| WHAT TO DO |
Write out the data below exactly as given, without any of its pictures.
## begin
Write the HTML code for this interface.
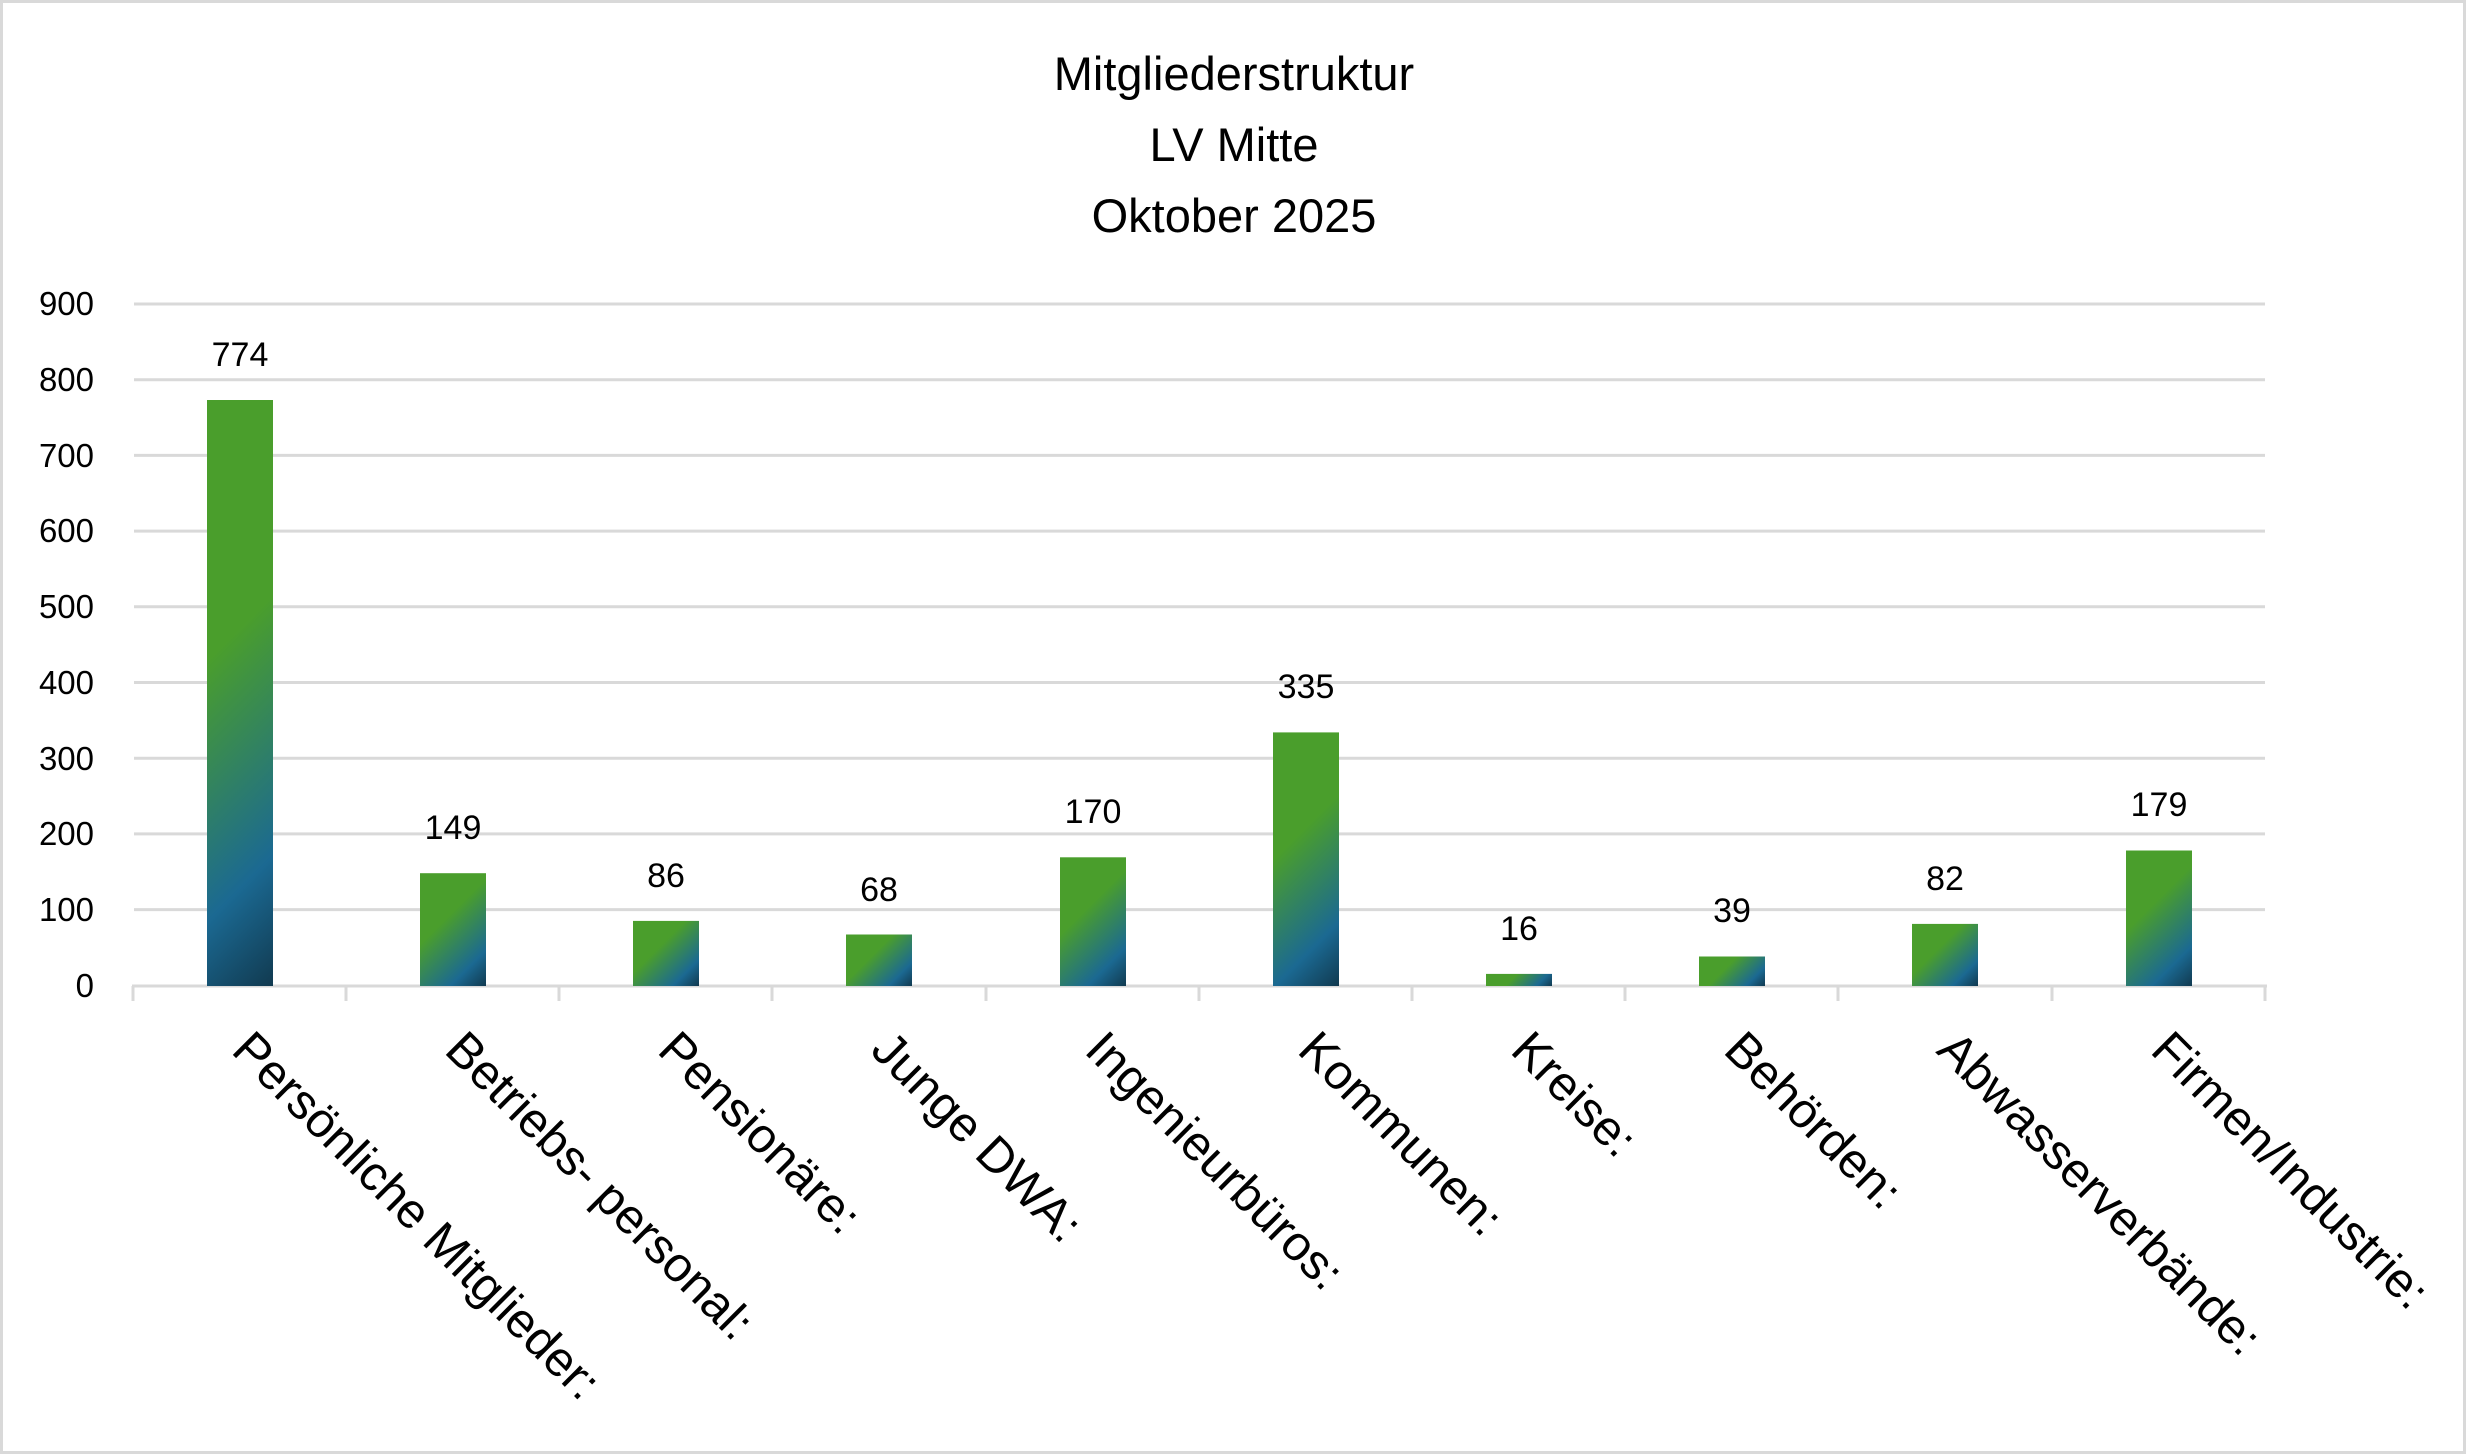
<!DOCTYPE html>
<html><head><meta charset="utf-8"><style>
html,body{margin:0;padding:0;background:#fff}
svg{display:block}
text{font-family:"Liberation Sans",sans-serif;fill:#000}
</style></head><body>
<svg width="2466" height="1454" viewBox="0 0 2466 1454" xmlns="http://www.w3.org/2000/svg">
<defs>
<linearGradient id="g1" gradientUnits="userSpaceOnUse" x1="207" y1="400" x2="533" y2="726"><stop offset="0" stop-color="#4a9e2c"/><stop offset="0.4" stop-color="#4a9e2c"/><stop offset="0.8" stop-color="#1b6992"/><stop offset="1" stop-color="#113a50"/></linearGradient>
<linearGradient id="g2" gradientUnits="userSpaceOnUse" x1="420" y1="873.2" x2="509.4" y2="962.6"><stop offset="0" stop-color="#4a9e2c"/><stop offset="0.4" stop-color="#4a9e2c"/><stop offset="0.8" stop-color="#1b6992"/><stop offset="1" stop-color="#113a50"/></linearGradient>
<linearGradient id="g3" gradientUnits="userSpaceOnUse" x1="633" y1="920.9" x2="698.5" y2="986.4"><stop offset="0" stop-color="#4a9e2c"/><stop offset="0.4" stop-color="#4a9e2c"/><stop offset="0.8" stop-color="#1b6992"/><stop offset="1" stop-color="#113a50"/></linearGradient>
<linearGradient id="g4" gradientUnits="userSpaceOnUse" x1="846" y1="934.5" x2="904.8" y2="993.3"><stop offset="0" stop-color="#4a9e2c"/><stop offset="0.4" stop-color="#4a9e2c"/><stop offset="0.8" stop-color="#1b6992"/><stop offset="1" stop-color="#113a50"/></linearGradient>
<linearGradient id="g5" gradientUnits="userSpaceOnUse" x1="1060" y1="857.3" x2="1157.4" y2="954.7"><stop offset="0" stop-color="#4a9e2c"/><stop offset="0.4" stop-color="#4a9e2c"/><stop offset="0.8" stop-color="#1b6992"/><stop offset="1" stop-color="#113a50"/></linearGradient>
<linearGradient id="g6" gradientUnits="userSpaceOnUse" x1="1273" y1="732.4" x2="1432.8" y2="892.2"><stop offset="0" stop-color="#4a9e2c"/><stop offset="0.4" stop-color="#4a9e2c"/><stop offset="0.8" stop-color="#1b6992"/><stop offset="1" stop-color="#113a50"/></linearGradient>
<linearGradient id="g7" gradientUnits="userSpaceOnUse" x1="1486" y1="973.9" x2="1525" y2="1012.9"><stop offset="0" stop-color="#4a9e2c"/><stop offset="0.4" stop-color="#4a9e2c"/><stop offset="0.8" stop-color="#1b6992"/><stop offset="1" stop-color="#113a50"/></linearGradient>
<linearGradient id="g8" gradientUnits="userSpaceOnUse" x1="1699" y1="956.5" x2="1746.8" y2="1004.3"><stop offset="0" stop-color="#4a9e2c"/><stop offset="0.4" stop-color="#4a9e2c"/><stop offset="0.8" stop-color="#1b6992"/><stop offset="1" stop-color="#113a50"/></linearGradient>
<linearGradient id="g9" gradientUnits="userSpaceOnUse" x1="1912" y1="923.9" x2="1976" y2="988"><stop offset="0" stop-color="#4a9e2c"/><stop offset="0.4" stop-color="#4a9e2c"/><stop offset="0.8" stop-color="#1b6992"/><stop offset="1" stop-color="#113a50"/></linearGradient>
<linearGradient id="g10" gradientUnits="userSpaceOnUse" x1="2126" y1="850.5" x2="2226.8" y2="951.3"><stop offset="0" stop-color="#4a9e2c"/><stop offset="0.4" stop-color="#4a9e2c"/><stop offset="0.8" stop-color="#1b6992"/><stop offset="1" stop-color="#113a50"/></linearGradient>
</defs>
<rect x="1.5" y="1.5" width="2463" height="1451" fill="#fff" stroke="#d9d9d9" stroke-width="3"/>
<g text-anchor="middle" font-size="47">
<text x="1234" y="90">Mitgliederstruktur</text>
<text x="1234" y="161">LV Mitte</text>
<text x="1234" y="232">Oktober 2025</text>
</g>
<g stroke="#d9d9d9" stroke-width="3">
<line x1="134" x2="2265" y1="304" y2="304"/>
<line x1="134" x2="2265" y1="379.7" y2="379.7"/>
<line x1="134" x2="2265" y1="455.4" y2="455.4"/>
<line x1="134" x2="2265" y1="531.1" y2="531.1"/>
<line x1="134" x2="2265" y1="606.8" y2="606.8"/>
<line x1="134" x2="2265" y1="682.5" y2="682.5"/>
<line x1="134" x2="2265" y1="758.2" y2="758.2"/>
<line x1="134" x2="2265" y1="833.9" y2="833.9"/>
<line x1="134" x2="2265" y1="909.6" y2="909.6"/>
<line x1="132" x2="2267" y1="986" y2="986"/>
<line x1="133" x2="133" y1="986" y2="1001"/><line x1="346" x2="346" y1="986" y2="1001"/><line x1="559" x2="559" y1="986" y2="1001"/><line x1="772" x2="772" y1="986" y2="1001"/><line x1="986" x2="986" y1="986" y2="1001"/><line x1="1199" x2="1199" y1="986" y2="1001"/><line x1="1412" x2="1412" y1="986" y2="1001"/><line x1="1625" x2="1625" y1="986" y2="1001"/><line x1="1838" x2="1838" y1="986" y2="1001"/><line x1="2052" x2="2052" y1="986" y2="1001"/><line x1="2265" x2="2265" y1="986" y2="1001"/>
</g>
<g text-anchor="end" font-size="33">
<text x="94" y="315">900</text><text x="94" y="391">800</text><text x="94" y="467">700</text><text x="94" y="542">600</text><text x="94" y="618">500</text><text x="94" y="694">400</text><text x="94" y="770">300</text><text x="94" y="845">200</text><text x="94" y="921">100</text><text x="94" y="997">0</text>
</g>
<rect x="207" y="400" width="66" height="586" fill="url(#g1)"/>
<rect x="420" y="873.2" width="66" height="112.8" fill="url(#g2)"/>
<rect x="633" y="920.9" width="66" height="65.1" fill="url(#g3)"/>
<rect x="846" y="934.5" width="66" height="51.5" fill="url(#g4)"/>
<rect x="1060" y="857.3" width="66" height="128.7" fill="url(#g5)"/>
<rect x="1273" y="732.4" width="66" height="253.6" fill="url(#g6)"/>
<rect x="1486" y="973.9" width="66" height="12.1" fill="url(#g7)"/>
<rect x="1699" y="956.5" width="66" height="29.5" fill="url(#g8)"/>
<rect x="1912" y="923.9" width="66" height="62.1" fill="url(#g9)"/>
<rect x="2126" y="850.5" width="66" height="135.5" fill="url(#g10)"/>
<g text-anchor="middle" font-size="34">
<text x="240" y="366">774</text>
<text x="453" y="839">149</text>
<text x="666" y="887">86</text>
<text x="879" y="901">68</text>
<text x="1093" y="823">170</text>
<text x="1306" y="698">335</text>
<text x="1519" y="940">16</text>
<text x="1732" y="922">39</text>
<text x="1945" y="890">82</text>
<text x="2159" y="816">179</text>
</g>
<g font-size="49">
<text transform="translate(230,1052) rotate(45)">Persönliche Mitglieder:</text>
<text transform="translate(443,1052) rotate(45)">Betriebs- personal:</text>
<text transform="translate(656,1052) rotate(45)">Pensionäre:</text>
<text transform="translate(869,1052) rotate(45)">Junge DWA:</text>
<text transform="translate(1083,1052) rotate(45)">Ingenieurbüros:</text>
<text transform="translate(1296,1052) rotate(45)">Kommunen:</text>
<text transform="translate(1509,1052) rotate(45)">Kreise:</text>
<text transform="translate(1722,1052) rotate(45)">Behörden:</text>
<text transform="translate(1935,1052) rotate(45)">Abwasserverbände:</text>
<text transform="translate(2149,1052) rotate(45)">Firmen/Industrie:</text>
</g>
</svg>
</body></html>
## end
| RESULT BELOW |
Write the HTML code for this interface.
<!DOCTYPE html>
<html><head><meta charset="utf-8"><style>
html,body{margin:0;padding:0;background:#fff}
svg{display:block}
text{font-family:"Liberation Sans",sans-serif;fill:#000}
</style></head><body>
<svg width="2466" height="1454" viewBox="0 0 2466 1454" xmlns="http://www.w3.org/2000/svg">
<defs>
<linearGradient id="g1" gradientUnits="userSpaceOnUse" x1="207" y1="400" x2="533" y2="726"><stop offset="0" stop-color="#4a9e2c"/><stop offset="0.4" stop-color="#4a9e2c"/><stop offset="0.8" stop-color="#1b6992"/><stop offset="1" stop-color="#113a50"/></linearGradient>
<linearGradient id="g2" gradientUnits="userSpaceOnUse" x1="420" y1="873.2" x2="509.4" y2="962.6"><stop offset="0" stop-color="#4a9e2c"/><stop offset="0.4" stop-color="#4a9e2c"/><stop offset="0.8" stop-color="#1b6992"/><stop offset="1" stop-color="#113a50"/></linearGradient>
<linearGradient id="g3" gradientUnits="userSpaceOnUse" x1="633" y1="920.9" x2="698.5" y2="986.4"><stop offset="0" stop-color="#4a9e2c"/><stop offset="0.4" stop-color="#4a9e2c"/><stop offset="0.8" stop-color="#1b6992"/><stop offset="1" stop-color="#113a50"/></linearGradient>
<linearGradient id="g4" gradientUnits="userSpaceOnUse" x1="846" y1="934.5" x2="904.8" y2="993.3"><stop offset="0" stop-color="#4a9e2c"/><stop offset="0.4" stop-color="#4a9e2c"/><stop offset="0.8" stop-color="#1b6992"/><stop offset="1" stop-color="#113a50"/></linearGradient>
<linearGradient id="g5" gradientUnits="userSpaceOnUse" x1="1060" y1="857.3" x2="1157.4" y2="954.7"><stop offset="0" stop-color="#4a9e2c"/><stop offset="0.4" stop-color="#4a9e2c"/><stop offset="0.8" stop-color="#1b6992"/><stop offset="1" stop-color="#113a50"/></linearGradient>
<linearGradient id="g6" gradientUnits="userSpaceOnUse" x1="1273" y1="732.4" x2="1432.8" y2="892.2"><stop offset="0" stop-color="#4a9e2c"/><stop offset="0.4" stop-color="#4a9e2c"/><stop offset="0.8" stop-color="#1b6992"/><stop offset="1" stop-color="#113a50"/></linearGradient>
<linearGradient id="g7" gradientUnits="userSpaceOnUse" x1="1486" y1="973.9" x2="1525" y2="1012.9"><stop offset="0" stop-color="#4a9e2c"/><stop offset="0.4" stop-color="#4a9e2c"/><stop offset="0.8" stop-color="#1b6992"/><stop offset="1" stop-color="#113a50"/></linearGradient>
<linearGradient id="g8" gradientUnits="userSpaceOnUse" x1="1699" y1="956.5" x2="1746.8" y2="1004.3"><stop offset="0" stop-color="#4a9e2c"/><stop offset="0.4" stop-color="#4a9e2c"/><stop offset="0.8" stop-color="#1b6992"/><stop offset="1" stop-color="#113a50"/></linearGradient>
<linearGradient id="g9" gradientUnits="userSpaceOnUse" x1="1912" y1="923.9" x2="1976" y2="988"><stop offset="0" stop-color="#4a9e2c"/><stop offset="0.4" stop-color="#4a9e2c"/><stop offset="0.8" stop-color="#1b6992"/><stop offset="1" stop-color="#113a50"/></linearGradient>
<linearGradient id="g10" gradientUnits="userSpaceOnUse" x1="2126" y1="850.5" x2="2226.8" y2="951.3"><stop offset="0" stop-color="#4a9e2c"/><stop offset="0.4" stop-color="#4a9e2c"/><stop offset="0.8" stop-color="#1b6992"/><stop offset="1" stop-color="#113a50"/></linearGradient>
</defs>
<rect x="1.5" y="1.5" width="2463" height="1451" fill="#fff" stroke="#d9d9d9" stroke-width="3"/>
<g text-anchor="middle" font-size="47">
<text x="1234" y="90">Mitgliederstruktur</text>
<text x="1234" y="161">LV Mitte</text>
<text x="1234" y="232">Oktober 2025</text>
</g>
<g stroke="#d9d9d9" stroke-width="3">
<line x1="134" x2="2265" y1="304" y2="304"/>
<line x1="134" x2="2265" y1="379.7" y2="379.7"/>
<line x1="134" x2="2265" y1="455.4" y2="455.4"/>
<line x1="134" x2="2265" y1="531.1" y2="531.1"/>
<line x1="134" x2="2265" y1="606.8" y2="606.8"/>
<line x1="134" x2="2265" y1="682.5" y2="682.5"/>
<line x1="134" x2="2265" y1="758.2" y2="758.2"/>
<line x1="134" x2="2265" y1="833.9" y2="833.9"/>
<line x1="134" x2="2265" y1="909.6" y2="909.6"/>
<line x1="132" x2="2267" y1="986" y2="986"/>
<line x1="133" x2="133" y1="986" y2="1001"/><line x1="346" x2="346" y1="986" y2="1001"/><line x1="559" x2="559" y1="986" y2="1001"/><line x1="772" x2="772" y1="986" y2="1001"/><line x1="986" x2="986" y1="986" y2="1001"/><line x1="1199" x2="1199" y1="986" y2="1001"/><line x1="1412" x2="1412" y1="986" y2="1001"/><line x1="1625" x2="1625" y1="986" y2="1001"/><line x1="1838" x2="1838" y1="986" y2="1001"/><line x1="2052" x2="2052" y1="986" y2="1001"/><line x1="2265" x2="2265" y1="986" y2="1001"/>
</g>
<g text-anchor="end" font-size="33">
<text x="94" y="315">900</text><text x="94" y="391">800</text><text x="94" y="467">700</text><text x="94" y="542">600</text><text x="94" y="618">500</text><text x="94" y="694">400</text><text x="94" y="770">300</text><text x="94" y="845">200</text><text x="94" y="921">100</text><text x="94" y="997">0</text>
</g>
<rect x="207" y="400" width="66" height="586" fill="url(#g1)"/>
<rect x="420" y="873.2" width="66" height="112.8" fill="url(#g2)"/>
<rect x="633" y="920.9" width="66" height="65.1" fill="url(#g3)"/>
<rect x="846" y="934.5" width="66" height="51.5" fill="url(#g4)"/>
<rect x="1060" y="857.3" width="66" height="128.7" fill="url(#g5)"/>
<rect x="1273" y="732.4" width="66" height="253.6" fill="url(#g6)"/>
<rect x="1486" y="973.9" width="66" height="12.1" fill="url(#g7)"/>
<rect x="1699" y="956.5" width="66" height="29.5" fill="url(#g8)"/>
<rect x="1912" y="923.9" width="66" height="62.1" fill="url(#g9)"/>
<rect x="2126" y="850.5" width="66" height="135.5" fill="url(#g10)"/>
<g text-anchor="middle" font-size="34">
<text x="240" y="366">774</text>
<text x="453" y="839">149</text>
<text x="666" y="887">86</text>
<text x="879" y="901">68</text>
<text x="1093" y="823">170</text>
<text x="1306" y="698">335</text>
<text x="1519" y="940">16</text>
<text x="1732" y="922">39</text>
<text x="1945" y="890">82</text>
<text x="2159" y="816">179</text>
</g>
<g font-size="49">
<text transform="translate(230,1052) rotate(45)">Persönliche Mitglieder:</text>
<text transform="translate(443,1052) rotate(45)">Betriebs- personal:</text>
<text transform="translate(656,1052) rotate(45)">Pensionäre:</text>
<text transform="translate(869,1052) rotate(45)">Junge DWA:</text>
<text transform="translate(1083,1052) rotate(45)">Ingenieurbüros:</text>
<text transform="translate(1296,1052) rotate(45)">Kommunen:</text>
<text transform="translate(1509,1052) rotate(45)">Kreise:</text>
<text transform="translate(1722,1052) rotate(45)">Behörden:</text>
<text transform="translate(1935,1052) rotate(45)">Abwasserverbände:</text>
<text transform="translate(2149,1052) rotate(45)">Firmen/Industrie:</text>
</g>
</svg>
</body></html>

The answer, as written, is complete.